--- start ---

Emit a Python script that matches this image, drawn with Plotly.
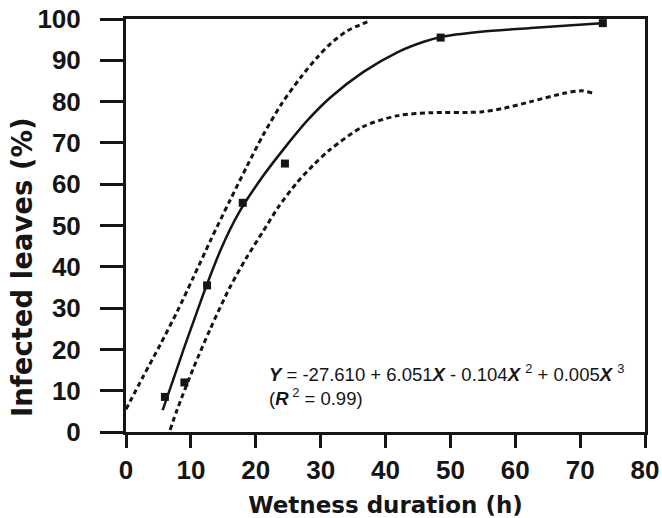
import plotly.graph_objects as go

# Observed data
obs_x = [6, 9, 12.5, 18, 24.5, 48.5, 73.5]
obs_y = [8.5, 12, 35.5, 55.5, 65, 95.5, 99]

# Fitted curve (as drawn)
fit_x = [5.65, 7.2, 8.94, 10.8, 12.3, 14.7, 17.3, 20.9, 24.3, 28, 31.5, 36.6, 41.9, 45.9, 48.4, 54.7, 62.4, 73.3]
fit_y = [5.3, 12.3, 20.3, 28.5, 35, 44.5, 52.8, 61.5, 68.5, 75.5, 81, 87.2, 92, 94.5, 95.6, 96.9, 97.8, 99]

# Upper confidence band
up_x = [0, 2.6, 5.3, 7.9, 10.4, 13, 16, 18.6, 21.1, 24, 26.9, 29.3, 31.5, 34.2, 37.2]
up_y = [5.5, 13.3, 21.2, 29.2, 37.5, 46.3, 56, 64.2, 71.8, 79.5, 85.8, 90.4, 94, 97.2, 99.3]

# Lower confidence band
lo_x = [6.8, 7.9, 10.4, 13, 16, 18.5, 21.1, 23.5, 26.3, 28.8, 31.4, 36.5, 41.9, 47, 54.7, 58.3, 62.4, 67.5, 70.2, 72]
lo_y = [0.5, 5.5, 15.5, 25, 35, 42, 48.5, 54.5, 60.3, 64.5, 68.3, 73.9, 76.6, 77.3, 77.5, 78.4, 80, 82, 82.6, 82]

x_ticks = [0, 10, 20, 30, 40, 50, 60, 70, 80]
y_ticks = [0, 10, 20, 30, 40, 50, 60, 70, 80, 90, 100]

x_title = "Wetness duration (h)"
y_title = "Infected leaves (%)"

INK = "#151515"
FONT = "Liberation Sans, Arial, sans-serif"
TITLE_FONT = "DejaVu Sans, Verdana, sans-serif"
dash = "5px,3.5px"

fig = go.Figure()
fig.add_trace(go.Scatter(x=up_x, y=up_y, mode="lines",
                         line=dict(color=INK, width=3, dash=dash, shape="spline", smoothing=0.8),
                         showlegend=False, hoverinfo="skip"))
fig.add_trace(go.Scatter(x=lo_x, y=lo_y, mode="lines",
                         line=dict(color=INK, width=3, dash=dash, shape="spline", smoothing=0.8),
                         showlegend=False, hoverinfo="skip"))
fig.add_trace(go.Scatter(x=fit_x, y=fit_y, mode="lines",
                         line=dict(color=INK, width=2.5, shape="spline", smoothing=0.8),
                         showlegend=False))
fig.add_trace(go.Scatter(x=obs_x, y=obs_y, mode="markers",
                         marker=dict(symbol="square", size=8, color=INK),
                         showlegend=False))

fig.add_annotation(
    x=21.8, y=11.5, xref="x", yref="y", xanchor="left", yanchor="middle",
    align="left", showarrow=False,
    text=("<b><i>Y</i></b> = -27.610 + 6.051<b><i>X</i></b> - 0.104<b><i>X</i></b> <sup>2</sup>"
          " + 0.005<b><i>X</i></b> <sup>3</sup><br>(<b><i>R</i></b><sup> 2</sup> = 0.99)"),
    font=dict(family=FONT, size=18.5, color=INK),
)

# y-axis title (sits below the axis centre in the original)
fig.add_annotation(
    x=-0.2, y=0.4, xref="paper", yref="paper", xanchor="center", yanchor="middle",
    textangle=-90, showarrow=False, text=f"<b>{y_title}</b>",
    font=dict(family=TITLE_FONT, size=27.5, color=INK),
)

axis_common = dict(
    showgrid=False, zeroline=False, showline=True, linecolor=INK, linewidth=3,
    mirror=True, ticks="outside", tickcolor=INK, tickwidth=3, automargin=False,
    ticklabeloverflow="allow",
    tickfont=dict(family=FONT, size=26, color=INK, weight="bold"),
)

fig.update_xaxes(range=[0, 80], tickvals=x_ticks, ticklen=13, ticklabelstandoff=0,
                 title=dict(text=f"<b>{x_title}</b>",
                            font=dict(family=TITLE_FONT, size=23, color=INK),
                            standoff=14),
                 **axis_common)
fig.update_yaxes(range=[0, 100], tickvals=y_ticks, ticklen=23, ticklabelstandoff=14,
                 **axis_common)

fig.update_layout(
    width=662, height=518,
    margin=dict(l=126, r=17, t=19, b=86),
    paper_bgcolor="white", plot_bgcolor="white",
    font=dict(family=FONT, color=INK),
)

# remove the page's default body margin so the figure fills the window exactly
fig.write_html("out.html", config={"displayModeBar": False},
               post_script="document.body.style.margin='0';")
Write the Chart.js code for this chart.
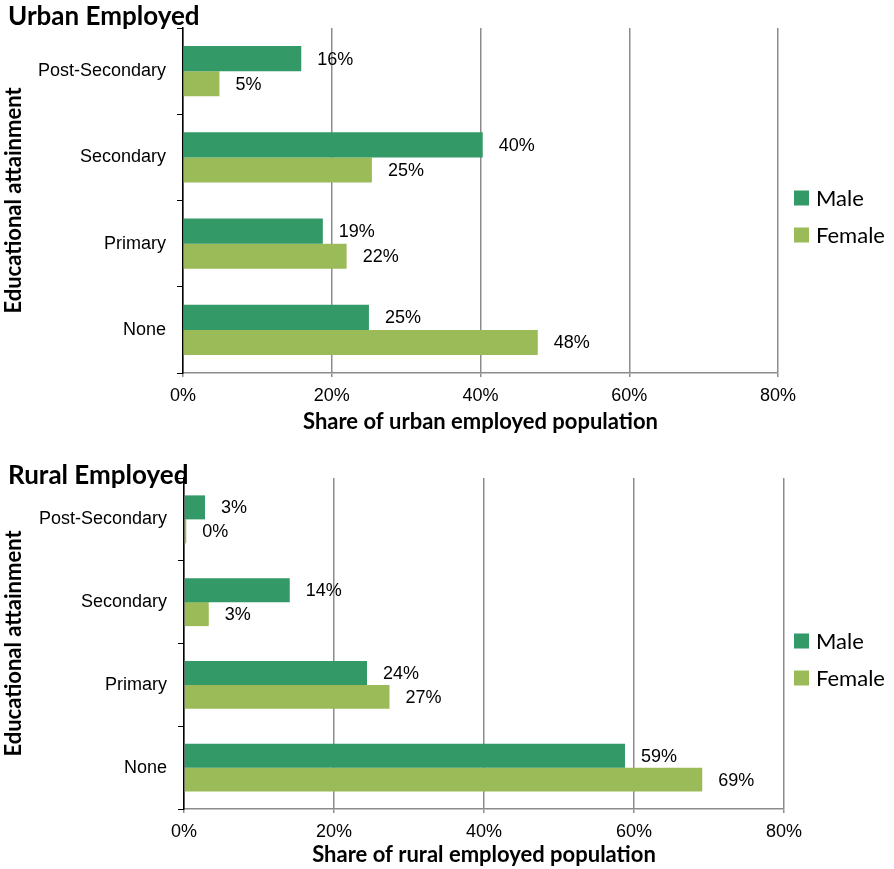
<!DOCTYPE html>
<html>
<head>
<meta charset="utf-8">
<script src="https://cdn.jsdelivr.net/npm/chart.js@4.4.0/dist/chart.umd.min.js"></script>
<style>
body { margin: 0; background: #fff; }
.box { position: absolute; left: 0; width: 894px; }
#urban { top: 0; height: 440px; }
#rural { top: 440px; height: 429px; }
</style>
</head>
<body>
<div class="box" id="urban"><canvas id="urbanc"></canvas></div>
<div class="box" id="rural"><canvas id="ruralc"></canvas></div>
<script>
// Data

let levels = ['Post-Secondary', 'Secondary', 'Primary', 'None'];
let urbanMale = [15.9, 40.3, 18.8, 25.0];
let urbanFemale = [4.9, 25.4, 22.0, 47.7];
let ruralMale = [2.8, 14.1, 24.4, 58.8];
let ruralFemale = [0.3, 3.3, 27.4, 69.1];
let xTicks = [0, 20, 40, 60, 80];

let maleColor = '#339966';
let femaleColor = '#9bbb59';
let tickFont = {family: '"Liberation Sans", Arial, sans-serif', size: 18};
let boldFont = {family: 'Lato, sans-serif', size: 22, weight: 'bold'};

// Plugins

const valueLabels = {
	id: 'valueLabels',
	afterDatasetsDraw(chart) {
		const ctx = chart.ctx;
		ctx.save();
		ctx.font = '18px "Liberation Sans", Arial, sans-serif';
		ctx.fillStyle = '#000';
		ctx.textAlign = 'left';
		ctx.textBaseline = 'middle';
		chart.data.datasets.forEach(function(ds, i) {
			chart.getDatasetMeta(i).data.forEach(function(bar, j) {
				ctx.fillText(Math.round(ds.data[j]) + '%', bar.x + 16, bar.y + 1);
			});
		});
		ctx.restore();
	}
};

const sideLegend = {
	id: 'sideLegend',
	afterDraw(chart) {
		const ctx = chart.ctx;
		const area = chart.chartArea;
		let y = (area.top + area.bottom) / 2 - 3;
		ctx.save();
		ctx.font = '22px Lato, sans-serif';
		ctx.textBaseline = 'middle';
		chart.data.datasets.forEach(function(ds) {
			ctx.fillStyle = ds.backgroundColor;
			ctx.fillRect(794, y - 7, 15, 15);
			ctx.fillStyle = '#000';
			ctx.fillText(ds.label, 816, y + 1);
			y += 37;
		});
		ctx.restore();
	}
};

// Panel

function load_panel(id, title, xTitle, male, female, p) {
	new Chart(id, {
	type: 'bar',
	data: {
		labels: levels,
		datasets: [{
			label: 'Male',
			data: male,
			backgroundColor: maleColor,
			barPercentage: 1.0,
			categoryPercentage: 0.58
		},
		{
			label: 'Female',
			data: female,
			backgroundColor: femaleColor,
			barPercentage: 1.0,
			categoryPercentage: 0.58
		}]
	},
	options: {
		indexAxis: 'y',
		responsive: true,
		maintainAspectRatio: false,
		animation: false,
		layout: {padding: {left: 8, right: p.right, top: 0, bottom: 0}},
		plugins: {
			legend: {display: false},
			tooltip: {enabled: false},
			title: {
				display: true,
				text: title,
				align: 'start',
				color: '#000',
				font: {family: 'Lato, sans-serif', size: 26, weight: 'bold'},
				padding: {top: p.titleTop, bottom: p.titleBottom}
			}
		},
		scales: {
			x: {
				min: xTicks[0],
				max: xTicks[xTicks.length - 1],
				afterFit: function(scale) { scale.height = p.xHeight; },
				ticks: {
					stepSize: 20,
					color: '#000',
					font: tickFont,
					padding: 8,
					callback: function(v) { return v + '%'; }
				},
				grid: {color: '#8c8c8c', lineWidth: 1.5, tickLength: 4},
				border: {color: '#8c8c8c', width: 1.5},
				title: {display: true, text: xTitle, color: '#000', font: boldFont, padding: {top: 0, bottom: p.xTitleBottom}}
			},
			y: {
				afterFit: function(scale) { scale.width = p.left - 8; },
				ticks: {color: '#000', font: tickFont, padding: 11},
				grid: {offset: true, drawOnChartArea: false, color: '#000', tickLength: 6},
				border: {color: '#000', width: 1.5},
				title: {display: true, text: 'Educational attainment', color: '#000', font: boldFont, padding: {top: -7, bottom: 0}}
			}
		}
	},
	plugins: [valueLabels, sideLegend]
	});
}

load_panel('urbanc', 'Urban Employed', 'Share of urban employed population', urbanMale, urbanFemale,
	{left: 183, right: 116, xHeight: 67, titleTop: 1.4, titleBottom: -4.6, xTitleBottom: 4.8});
load_panel('ruralc', 'Rural Employed', 'Share of rural employed population', ruralMale, ruralFemale,
	{left: 184, right: 110, xHeight: 60, titleTop: 20.4, titleBottom: -13.6, xTitleBottom: 0.8});
</script>
</body>
</html>
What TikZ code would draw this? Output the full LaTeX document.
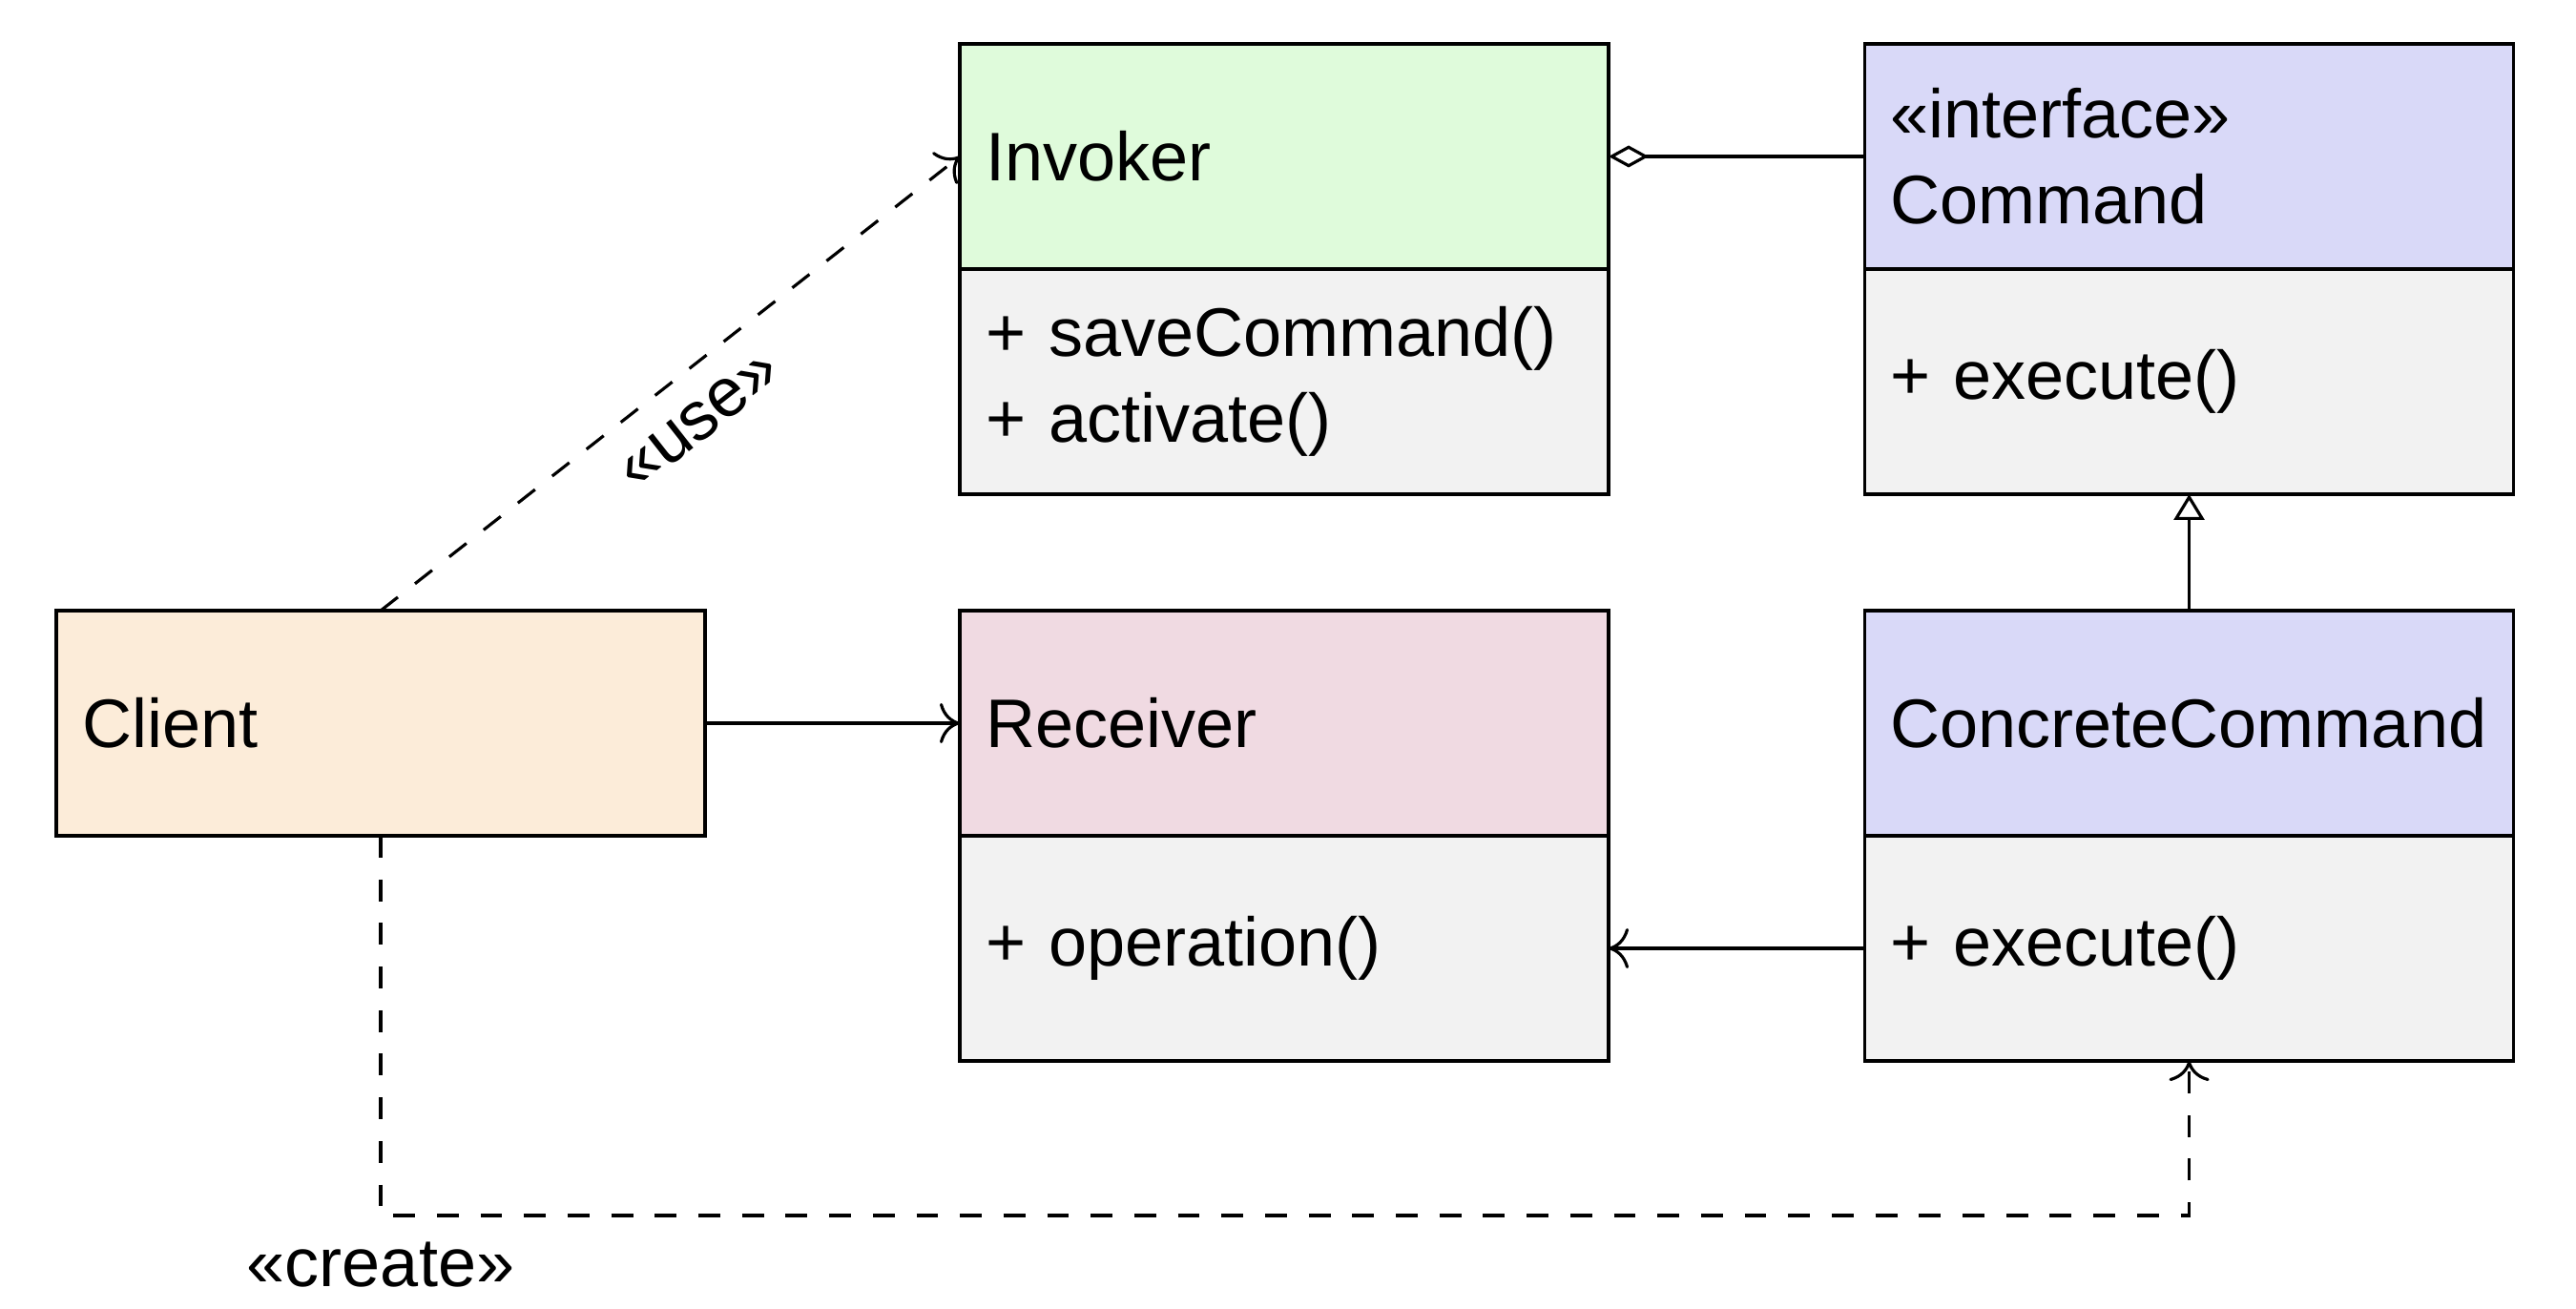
\documentclass[tikz,border=0pt]{standalone}
\usepackage{fontspec}
\setmainfont{Liberation Sans}
\usetikzlibrary{arrows.meta, positioning}

\definecolor{invokerfill}{RGB}{223,251,219}
\definecolor{commandfill}{RGB}{217,217,248}
\definecolor{clientfill}{RGB}{252,236,217}
\definecolor{receiverfill}{RGB}{240,218,226}
\definecolor{opsfill}{RGB}{242,242,242}

\tikzset{
    classbox/.style={draw, line width=0.9pt, rectangle, outer sep=0pt, inner xsep=0.27cm,
        minimum width=6.8cm, minimum height=2.36cm, text width=6.26cm, align=left,
        font=\fontsize{20.5}{25.5}\selectfont},
    opsbox/.style={classbox, fill=opsfill},
    conn/.style={line width=0.9pt},
    dep/.style={conn, dash pattern=on 6.5pt off 6.5pt},
    openarrow/.style={-{To[length=6pt, width=12pt]}},
    lbl/.style={font=\fontsize{20.5}{25.5}\selectfont}
}

\begin{document}
\begin{tikzpicture}
    \useasboundingbox (0,0) rectangle (27,-13.72);

    \node[classbox, fill=invokerfill] (invoker) at (13.46,-1.64) {Invoker}; % Invoker
    \node[opsbox, below=0pt of invoker] (invokerops) {+ saveCommand()\\+ activate()};
    \node[classbox, fill=commandfill] (command) at (22.945,-1.64) {«interface»\\Command}; % Command
    \node[opsbox, below=0pt of command] (commandops) {+ execute()};
    \node[classbox, fill=clientfill] (client) at (3.99,-7.58) {Client}; % Client
    \node[classbox, fill=receiverfill] (receiver) at (13.46,-7.58) {Receiver}; % Receiver
    \node[opsbox, below=0pt of receiver] (receiverops) {+ operation()};
    \node[classbox, fill=commandfill] (concrete) at (22.945,-7.58) {ConcreteCommand}; % ConcreteCommand
    \node[opsbox, below=0pt of concrete] (concreteops) {+ execute()};

    \draw[dep, openarrow] (client.north) -- (invoker.west)
        node[midway, below=7pt, sloped, lbl, inner sep=1pt] {«use»}; % use
    \draw[conn, {Diamond[open, length=0.42cm, width=0.23cm]}-] (invoker.east) -- (command.west); % aggregation
    \draw[conn, -{Triangle[open, length=0.27cm, width=0.32cm]}] (concrete.north) -- (commandops.south); % realisation
    \draw[conn, openarrow] (client.east) -- (receiver.west);
    \draw[conn, openarrow] (concreteops.west) -- (receiverops.east);

    \coordinate (bend) at (3.99,-12.74);
    \draw[dep, openarrow] (client.south) -- (bend) -| (concreteops.south); % create
    \node[lbl, below=0.15cm of bend] (createlbl) {«create»};
\end{tikzpicture}
\end{document}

--- end ---

- [Work to do] Print exactly what appears from the line holding "What TikZ code" down to the line holding "below=0pt of concrete]", both ends kept, leaving out the pictures.

- [Worked solution]
What TikZ code would draw this? Output the full LaTeX document.
\documentclass[tikz,border=0pt]{standalone}
\usepackage{fontspec}
\setmainfont{Liberation Sans}
\usetikzlibrary{arrows.meta, positioning}

\definecolor{invokerfill}{RGB}{223,251,219}
\definecolor{commandfill}{RGB}{217,217,248}
\definecolor{clientfill}{RGB}{252,236,217}
\definecolor{receiverfill}{RGB}{240,218,226}
\definecolor{opsfill}{RGB}{242,242,242}

\tikzset{
    classbox/.style={draw, line width=0.9pt, rectangle, outer sep=0pt, inner xsep=0.27cm,
        minimum width=6.8cm, minimum height=2.36cm, text width=6.26cm, align=left,
        font=\fontsize{20.5}{25.5}\selectfont},
    opsbox/.style={classbox, fill=opsfill},
    conn/.style={line width=0.9pt},
    dep/.style={conn, dash pattern=on 6.5pt off 6.5pt},
    openarrow/.style={-{To[length=6pt, width=12pt]}},
    lbl/.style={font=\fontsize{20.5}{25.5}\selectfont}
}

\begin{document}
\begin{tikzpicture}
    \useasboundingbox (0,0) rectangle (27,-13.72);

    \node[classbox, fill=invokerfill] (invoker) at (13.46,-1.64) {Invoker}; % Invoker
    \node[opsbox, below=0pt of invoker] (invokerops) {+ saveCommand()\\+ activate()};
    \node[classbox, fill=commandfill] (command) at (22.945,-1.64) {«interface»\\Command}; % Command
    \node[opsbox, below=0pt of command] (commandops) {+ execute()};
    \node[classbox, fill=clientfill] (client) at (3.99,-7.58) {Client}; % Client
    \node[classbox, fill=receiverfill] (receiver) at (13.46,-7.58) {Receiver}; % Receiver
    \node[opsbox, below=0pt of receiver] (receiverops) {+ operation()};
    \node[classbox, fill=commandfill] (concrete) at (22.945,-7.58) {ConcreteCommand}; % ConcreteCommand
    \node[opsbox, below=0pt of concrete] (concreteops) {+ execute()};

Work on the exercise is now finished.